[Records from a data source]
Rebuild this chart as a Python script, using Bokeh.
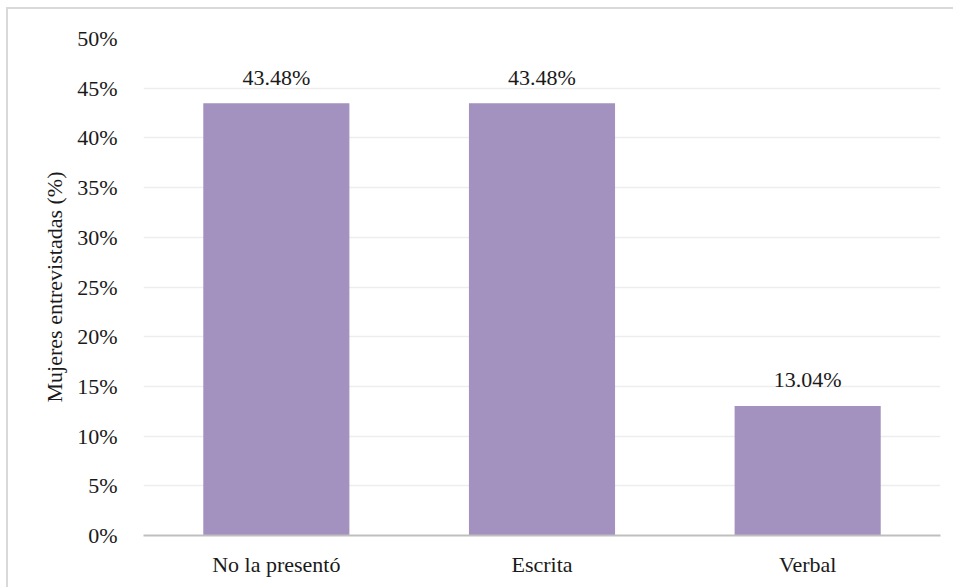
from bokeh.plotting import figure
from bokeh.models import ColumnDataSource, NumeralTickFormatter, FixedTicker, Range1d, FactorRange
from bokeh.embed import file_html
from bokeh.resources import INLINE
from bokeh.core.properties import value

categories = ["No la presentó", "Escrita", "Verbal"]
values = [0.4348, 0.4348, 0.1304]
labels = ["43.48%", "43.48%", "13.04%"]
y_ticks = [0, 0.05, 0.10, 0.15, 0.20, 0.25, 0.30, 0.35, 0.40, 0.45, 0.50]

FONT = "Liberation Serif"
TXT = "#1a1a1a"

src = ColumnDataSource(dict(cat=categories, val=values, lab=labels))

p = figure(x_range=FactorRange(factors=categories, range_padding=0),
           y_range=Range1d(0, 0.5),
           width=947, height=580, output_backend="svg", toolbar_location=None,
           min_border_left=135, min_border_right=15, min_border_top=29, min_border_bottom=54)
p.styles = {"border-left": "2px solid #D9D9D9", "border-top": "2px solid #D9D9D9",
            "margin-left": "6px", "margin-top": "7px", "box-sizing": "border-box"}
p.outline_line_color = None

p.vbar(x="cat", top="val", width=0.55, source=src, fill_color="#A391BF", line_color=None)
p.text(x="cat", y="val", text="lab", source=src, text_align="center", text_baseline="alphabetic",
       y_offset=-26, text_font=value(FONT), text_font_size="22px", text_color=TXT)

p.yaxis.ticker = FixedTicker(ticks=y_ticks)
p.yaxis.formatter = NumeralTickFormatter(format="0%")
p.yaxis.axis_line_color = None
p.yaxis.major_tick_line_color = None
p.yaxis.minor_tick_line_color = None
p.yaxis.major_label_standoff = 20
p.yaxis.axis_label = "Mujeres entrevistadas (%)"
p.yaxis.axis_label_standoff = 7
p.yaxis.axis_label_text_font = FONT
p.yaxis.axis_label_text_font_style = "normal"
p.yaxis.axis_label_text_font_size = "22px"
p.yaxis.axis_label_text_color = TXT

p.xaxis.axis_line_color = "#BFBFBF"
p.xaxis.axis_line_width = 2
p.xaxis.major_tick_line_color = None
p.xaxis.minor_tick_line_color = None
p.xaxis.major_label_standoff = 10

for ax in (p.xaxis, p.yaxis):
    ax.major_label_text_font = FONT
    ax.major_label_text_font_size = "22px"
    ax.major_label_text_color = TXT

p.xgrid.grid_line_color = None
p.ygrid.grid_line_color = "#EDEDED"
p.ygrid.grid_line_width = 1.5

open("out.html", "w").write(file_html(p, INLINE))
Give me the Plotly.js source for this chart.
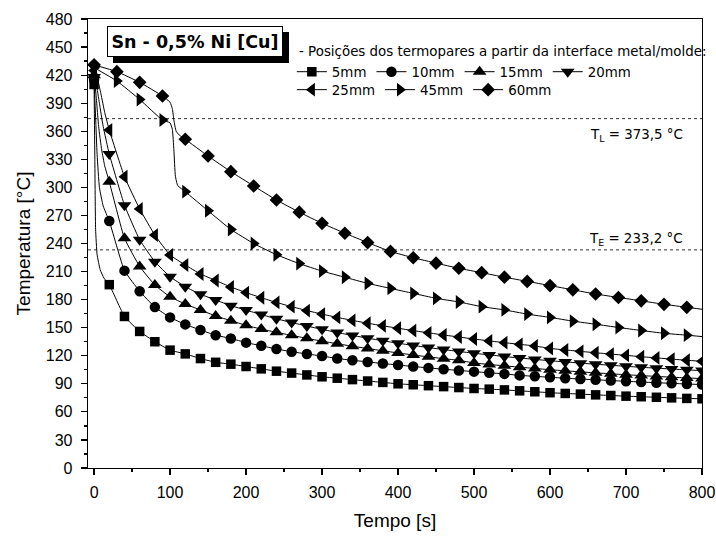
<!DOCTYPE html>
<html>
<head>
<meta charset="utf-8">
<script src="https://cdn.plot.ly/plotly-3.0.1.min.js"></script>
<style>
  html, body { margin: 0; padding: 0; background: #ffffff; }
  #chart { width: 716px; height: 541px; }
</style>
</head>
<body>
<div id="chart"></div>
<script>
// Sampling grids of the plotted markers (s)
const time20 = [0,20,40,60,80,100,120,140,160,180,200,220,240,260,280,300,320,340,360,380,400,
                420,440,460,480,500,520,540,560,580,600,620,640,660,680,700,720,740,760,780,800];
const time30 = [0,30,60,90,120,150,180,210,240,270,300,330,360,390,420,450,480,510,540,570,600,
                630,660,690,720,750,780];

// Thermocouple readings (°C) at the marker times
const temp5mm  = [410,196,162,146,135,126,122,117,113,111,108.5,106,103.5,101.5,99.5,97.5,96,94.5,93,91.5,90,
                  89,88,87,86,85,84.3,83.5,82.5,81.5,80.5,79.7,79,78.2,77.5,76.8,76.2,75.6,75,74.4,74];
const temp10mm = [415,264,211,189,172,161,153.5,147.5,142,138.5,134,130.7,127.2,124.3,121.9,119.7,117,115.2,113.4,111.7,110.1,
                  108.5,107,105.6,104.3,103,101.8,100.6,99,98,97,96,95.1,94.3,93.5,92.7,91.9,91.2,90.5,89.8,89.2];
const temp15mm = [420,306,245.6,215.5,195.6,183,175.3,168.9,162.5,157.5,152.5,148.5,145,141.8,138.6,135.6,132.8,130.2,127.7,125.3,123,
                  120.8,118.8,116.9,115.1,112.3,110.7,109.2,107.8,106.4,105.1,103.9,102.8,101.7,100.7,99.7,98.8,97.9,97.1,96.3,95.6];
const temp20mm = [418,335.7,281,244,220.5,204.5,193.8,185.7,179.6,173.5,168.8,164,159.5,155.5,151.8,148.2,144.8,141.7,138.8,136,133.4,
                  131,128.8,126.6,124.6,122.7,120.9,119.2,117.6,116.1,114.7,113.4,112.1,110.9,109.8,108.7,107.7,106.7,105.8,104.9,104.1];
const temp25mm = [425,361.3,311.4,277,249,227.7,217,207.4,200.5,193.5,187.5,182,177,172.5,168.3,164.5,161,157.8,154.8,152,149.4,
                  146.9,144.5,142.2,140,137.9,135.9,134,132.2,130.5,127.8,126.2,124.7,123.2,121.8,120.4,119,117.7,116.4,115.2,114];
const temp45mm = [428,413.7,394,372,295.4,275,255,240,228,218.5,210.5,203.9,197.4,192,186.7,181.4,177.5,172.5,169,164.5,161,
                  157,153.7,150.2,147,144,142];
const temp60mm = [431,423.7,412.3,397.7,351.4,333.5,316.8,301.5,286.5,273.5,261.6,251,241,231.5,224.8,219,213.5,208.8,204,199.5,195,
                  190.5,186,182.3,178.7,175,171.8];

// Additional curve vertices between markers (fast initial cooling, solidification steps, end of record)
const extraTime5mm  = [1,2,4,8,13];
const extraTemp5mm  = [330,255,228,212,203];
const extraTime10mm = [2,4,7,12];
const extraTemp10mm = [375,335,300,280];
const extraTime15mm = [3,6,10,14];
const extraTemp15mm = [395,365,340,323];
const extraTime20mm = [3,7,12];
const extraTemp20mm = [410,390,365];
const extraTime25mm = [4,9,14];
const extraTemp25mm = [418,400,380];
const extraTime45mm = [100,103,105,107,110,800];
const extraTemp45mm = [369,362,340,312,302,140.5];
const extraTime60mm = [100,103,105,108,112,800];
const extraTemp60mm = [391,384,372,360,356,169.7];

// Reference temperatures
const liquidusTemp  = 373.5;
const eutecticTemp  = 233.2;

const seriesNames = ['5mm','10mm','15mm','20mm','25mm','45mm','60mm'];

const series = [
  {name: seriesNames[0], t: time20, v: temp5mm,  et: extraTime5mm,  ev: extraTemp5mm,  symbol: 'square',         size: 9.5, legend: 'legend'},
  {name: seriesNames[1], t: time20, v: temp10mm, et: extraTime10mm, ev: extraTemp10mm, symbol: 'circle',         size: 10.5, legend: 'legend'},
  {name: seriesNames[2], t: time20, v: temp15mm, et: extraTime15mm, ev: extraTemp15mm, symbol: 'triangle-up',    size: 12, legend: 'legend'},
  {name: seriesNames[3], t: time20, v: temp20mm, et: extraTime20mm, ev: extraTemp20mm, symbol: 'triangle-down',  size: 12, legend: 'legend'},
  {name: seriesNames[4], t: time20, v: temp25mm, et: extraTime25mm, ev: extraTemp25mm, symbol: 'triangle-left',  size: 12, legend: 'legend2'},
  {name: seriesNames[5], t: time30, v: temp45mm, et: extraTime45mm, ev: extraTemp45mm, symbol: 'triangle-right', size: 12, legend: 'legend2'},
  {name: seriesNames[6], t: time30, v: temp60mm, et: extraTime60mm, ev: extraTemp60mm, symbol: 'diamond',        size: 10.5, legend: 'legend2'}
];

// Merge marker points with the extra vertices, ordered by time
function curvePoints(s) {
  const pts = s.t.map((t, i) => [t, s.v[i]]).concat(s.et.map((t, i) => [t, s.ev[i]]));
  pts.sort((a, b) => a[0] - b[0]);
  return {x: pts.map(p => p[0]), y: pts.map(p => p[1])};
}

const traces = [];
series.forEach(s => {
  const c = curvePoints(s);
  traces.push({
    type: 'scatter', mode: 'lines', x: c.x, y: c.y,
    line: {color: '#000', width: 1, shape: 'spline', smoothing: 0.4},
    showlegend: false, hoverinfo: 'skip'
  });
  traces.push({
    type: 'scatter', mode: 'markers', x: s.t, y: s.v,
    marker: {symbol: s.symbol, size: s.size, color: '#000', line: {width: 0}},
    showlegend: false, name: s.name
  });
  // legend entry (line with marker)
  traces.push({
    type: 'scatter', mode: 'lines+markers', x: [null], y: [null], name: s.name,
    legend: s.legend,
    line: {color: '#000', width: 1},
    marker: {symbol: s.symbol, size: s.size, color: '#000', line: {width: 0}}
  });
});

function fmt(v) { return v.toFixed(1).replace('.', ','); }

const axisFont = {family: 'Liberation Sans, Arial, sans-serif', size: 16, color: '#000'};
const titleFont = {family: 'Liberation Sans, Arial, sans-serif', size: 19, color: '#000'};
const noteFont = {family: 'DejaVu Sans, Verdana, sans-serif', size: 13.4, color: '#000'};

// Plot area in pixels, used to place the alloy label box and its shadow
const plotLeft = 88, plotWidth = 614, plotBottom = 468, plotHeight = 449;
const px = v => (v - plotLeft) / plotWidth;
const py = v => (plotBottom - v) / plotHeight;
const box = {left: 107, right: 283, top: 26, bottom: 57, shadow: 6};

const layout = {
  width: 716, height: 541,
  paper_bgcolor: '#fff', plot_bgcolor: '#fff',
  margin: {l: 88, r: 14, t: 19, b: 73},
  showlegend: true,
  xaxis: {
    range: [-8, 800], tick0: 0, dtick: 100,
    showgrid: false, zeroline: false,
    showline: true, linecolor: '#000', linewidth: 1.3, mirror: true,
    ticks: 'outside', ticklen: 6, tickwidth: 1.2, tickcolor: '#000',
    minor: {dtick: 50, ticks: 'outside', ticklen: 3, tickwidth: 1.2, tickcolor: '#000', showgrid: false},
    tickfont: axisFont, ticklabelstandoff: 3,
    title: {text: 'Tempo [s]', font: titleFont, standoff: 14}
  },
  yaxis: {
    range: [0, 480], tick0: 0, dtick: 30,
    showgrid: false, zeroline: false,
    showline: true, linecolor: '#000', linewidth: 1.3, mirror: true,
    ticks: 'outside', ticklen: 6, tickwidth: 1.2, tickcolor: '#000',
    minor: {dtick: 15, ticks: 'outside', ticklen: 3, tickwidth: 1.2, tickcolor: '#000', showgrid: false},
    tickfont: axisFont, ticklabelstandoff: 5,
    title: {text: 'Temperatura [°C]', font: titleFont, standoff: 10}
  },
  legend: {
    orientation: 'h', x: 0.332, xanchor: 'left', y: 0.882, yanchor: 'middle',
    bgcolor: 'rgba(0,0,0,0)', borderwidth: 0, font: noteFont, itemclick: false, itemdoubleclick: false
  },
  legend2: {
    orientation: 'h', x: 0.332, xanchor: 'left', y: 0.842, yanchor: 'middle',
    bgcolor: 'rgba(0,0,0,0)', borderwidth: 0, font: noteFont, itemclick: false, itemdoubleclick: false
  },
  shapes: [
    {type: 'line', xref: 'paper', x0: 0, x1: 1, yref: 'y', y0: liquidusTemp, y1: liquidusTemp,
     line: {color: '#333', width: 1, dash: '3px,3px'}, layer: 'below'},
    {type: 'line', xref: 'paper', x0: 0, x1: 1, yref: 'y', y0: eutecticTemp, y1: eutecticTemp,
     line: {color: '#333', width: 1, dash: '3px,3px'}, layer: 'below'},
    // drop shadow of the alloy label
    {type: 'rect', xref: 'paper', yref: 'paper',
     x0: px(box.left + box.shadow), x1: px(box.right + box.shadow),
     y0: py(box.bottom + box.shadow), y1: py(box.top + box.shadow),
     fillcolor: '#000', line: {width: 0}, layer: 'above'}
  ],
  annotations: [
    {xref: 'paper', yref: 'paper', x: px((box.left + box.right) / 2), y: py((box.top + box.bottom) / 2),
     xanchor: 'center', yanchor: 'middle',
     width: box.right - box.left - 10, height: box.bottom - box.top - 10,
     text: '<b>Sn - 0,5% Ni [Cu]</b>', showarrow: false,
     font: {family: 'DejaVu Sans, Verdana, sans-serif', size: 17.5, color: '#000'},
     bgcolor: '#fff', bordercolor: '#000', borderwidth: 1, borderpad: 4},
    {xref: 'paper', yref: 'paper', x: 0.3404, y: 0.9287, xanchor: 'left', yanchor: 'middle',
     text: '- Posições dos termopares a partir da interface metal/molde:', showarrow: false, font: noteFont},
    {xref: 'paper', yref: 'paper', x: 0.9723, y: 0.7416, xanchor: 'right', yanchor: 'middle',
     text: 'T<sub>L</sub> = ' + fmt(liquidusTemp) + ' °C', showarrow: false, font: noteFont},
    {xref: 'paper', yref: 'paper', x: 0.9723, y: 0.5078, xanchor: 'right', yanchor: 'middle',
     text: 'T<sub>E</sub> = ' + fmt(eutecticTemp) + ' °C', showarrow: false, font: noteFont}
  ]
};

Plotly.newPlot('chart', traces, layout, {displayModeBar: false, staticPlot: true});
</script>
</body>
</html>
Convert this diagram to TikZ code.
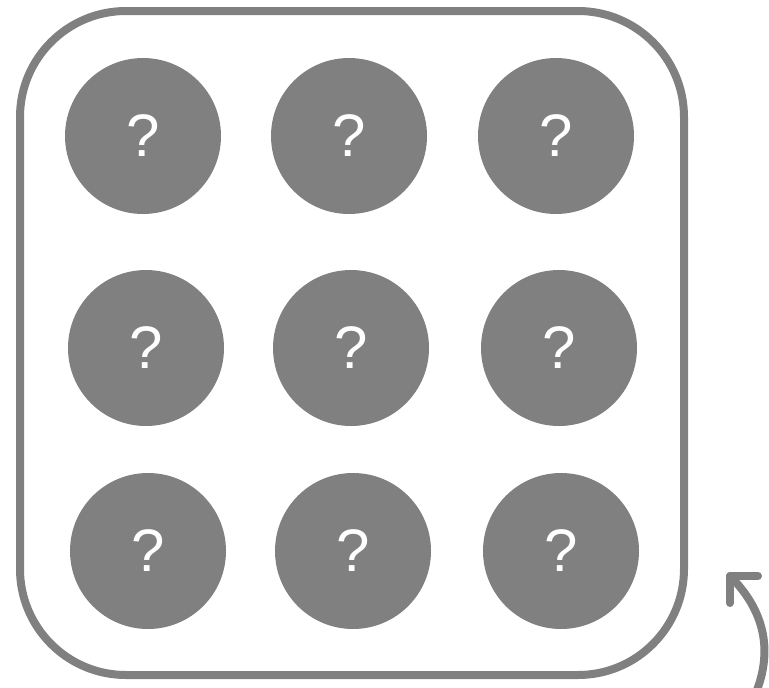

◆ **EXERCISE DETAILS**: Reproduce the material above from its first line through the line containing "ColumnDataSource(dict(cat=categories, val=values, lab=labels))", both ends included, and skip every picture.

◆ **REPLY TO THE TASK**:
Rebuild this chart as a Python script, using Bokeh.
from bokeh.plotting import figure
from bokeh.models import ColumnDataSource, NumeralTickFormatter, FixedTicker, Range1d, FactorRange
from bokeh.embed import file_html
from bokeh.resources import INLINE
from bokeh.core.properties import value

categories = ["No la presentó", "Escrita", "Verbal"]
values = [0.4348, 0.4348, 0.1304]
labels = ["43.48%", "43.48%", "13.04%"]
y_ticks = [0, 0.05, 0.10, 0.15, 0.20, 0.25, 0.30, 0.35, 0.40, 0.45, 0.50]

FONT = "Liberation Serif"
TXT = "#1a1a1a"

src = ColumnDataSource(dict(cat=categories, val=values, lab=labels))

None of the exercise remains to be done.